ECLI:NL:RBDHA:2024:10435
Rechtbank Den Haag
- Eerste aanleg - meervoudig
- Rechtspraak.nl
Beoordeling van de asielaanvraag van een Syrische vreemdeling in het kader van de Dublinverordening en het interstatelijk vertrouwensbeginsel met betrekking tot Cyprus
In deze uitspraak van de Rechtbank Den Haag, zittingsplaats Arnhem, wordt het beroep van een Syrische asielzoeker beoordeeld tegen het besluit van de staatssecretaris van Justitie en Veiligheid, die de asielaanvraag niet in behandeling heeft genomen op basis van het interstatelijk vertrouwensbeginsel. De eiser, die op 4 januari 2024 in Nederland een asielaanvraag indiende, is eerder door Cyprus in het bezit gesteld van een visum. De rechtbank concludeert dat de staatssecretaris terecht heeft geoordeeld dat Cyprus verantwoordelijk is voor de behandeling van de asielaanvraag.
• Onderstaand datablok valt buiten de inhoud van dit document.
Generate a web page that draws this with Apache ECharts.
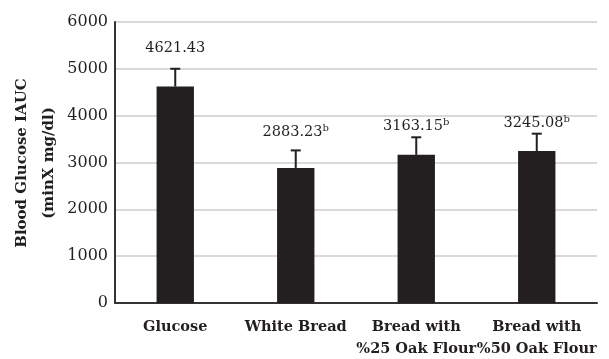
<!DOCTYPE html>
<html>
<head>
<meta charset="utf-8">
<script src="https://cdn.jsdelivr.net/npm/echarts@6/dist/echarts.min.js"></script>
<style>
  html, body { margin: 0; padding: 0; background: #fff; }
  #chart { width: 609px; height: 359px; }
</style>
</head>
<body>
<div id="chart"></div>
<script>
// Blood glucose incremental AUC per test meal
const categories = ['Glucose', 'White Bread', 'Bread with\n%25 Oak Flour', 'Bread with\n%50 Oak Flour'];
const means = [4621.43, 2883.23, 3163.15, 3245.08];
const errors = [380, 375, 375, 370];
const marks = ['', 'b', 'b', 'b'];
const yTicks = [0, 1000, 2000, 3000, 4000, 5000, 6000];
const yTitle = 'Blood Glucose IAUC\n(minX mg/dl)';

const serif = 'DejaVu Serif';
const ink = '#231f20';
// vertical distance (px) from each whisker cap to the middle of its value label
const labelLift = [21, 18, 11, 10];

const chart = echarts.init(document.getElementById('chart'));

chart.setOption({
  animation: false,
  grid: { left: 115, right: 12, top: 22, bottom: 56, containLabel: false, outerBoundsMode: 'none' },
  graphic: [{
    // rotated y-axis title
    type: 'text',
    x: 35.5,
    y: 163,
    rotation: Math.PI / 2,
    style: {
      text: yTitle,
      fill: ink,
      font: 'bold 15px "DejaVu Serif"',
      lineHeight: 27,
      align: 'center',
      verticalAlign: 'middle'
    }
  }],
  xAxis: {
    type: 'category',
    data: categories,
    axisLine: { lineStyle: { color: '#333', width: 2 } },
    axisTick: { show: false },
    axisLabel: {
      color: ink, fontFamily: serif, fontWeight: 'bold', fontSize: 14.5,
      lineHeight: 22, margin: 13, interval: 0
    }
  },
  yAxis: {
    type: 'value',
    min: yTicks[0],
    max: yTicks[yTicks.length - 1],
    interval: 1000,
    axisLine: { show: true, lineStyle: { color: '#333', width: 2 } },
    axisTick: { show: false },
    axisLabel: { color: ink, fontFamily: serif, fontSize: 16, margin: 7, formatter: v => String(v) },
    splitLine: { lineStyle: { color: '#d9d9d9', width: 2 } }
  },
  series: [
    {
      type: 'bar',
      data: means,
      barWidth: '31%',
      itemStyle: { color: ink },
      z: 2
    },
    {
      // standard-error whiskers with value labels above them
      type: 'custom',
      data: means.map((m, i) => [i, m, errors[i]]),
      z: 3,
      renderItem: function (params, api) {
        const i = api.value(0);
        const m = api.value(1);
        const e = api.value(2);
        const base = api.coord([i, m]);
        const top = api.coord([i, m + e]);
        const half = 5;
        const stroke = { stroke: ink, lineWidth: 2 };
        const mark = marks[i];
        return {
          type: 'group',
          children: [
            { type: 'line', shape: { x1: base[0], y1: base[1], x2: top[0], y2: top[1] }, style: stroke },
            { type: 'line', shape: { x1: top[0] - half, y1: top[1], x2: top[0] + half, y2: top[1] }, style: stroke },
            {
              type: 'text',
              x: top[0],
              y: top[1] - labelLift[i],
              style: {
                text: '{v|' + m.toFixed(2) + '}' + (mark ? '{s|' + mark + '}' : ''),
                align: 'center',
                verticalAlign: 'middle',
                rich: {
                  v: { fontFamily: serif, fontSize: 14.5, fill: ink },
                  s: { fontFamily: serif, fontSize: 10, fill: ink, verticalAlign: 'top', padding: [0, 0, 8, 0] }
                }
              }
            }
          ]
        };
      }
    }
  ]
});
</script>
</body>
</html>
De rechtbank stelt vast dat, hoewel er moeilijkheden zijn bij de toegang tot opvangvoorzieningen in Cyprus, deze niet de bijzonder hoge drempel van zwaarwegendheid bereiken die vereist is om het interstatelijk vertrouwensbeginsel te weerleggen. De rechtbank wijst erop dat er reguliere opvangvoorzieningen beschikbaar zijn en dat de staatssecretaris niet onterecht heeft gewezen op de mogelijkheid voor asielzoekers om hulp te krijgen van NGO's en UNHCR. De rechtbank concludeert dat de staatssecretaris niet gehouden is de asielaanvraag van eiser aan zich te trekken, ondanks de opschorting van de behandeling van asielaanvragen van Syrische asielzoekers op Cyprus. De rechtbank verklaart het beroep ongegrond en bevestigt dat de staatssecretaris geen proceskosten hoeft te vergoeden.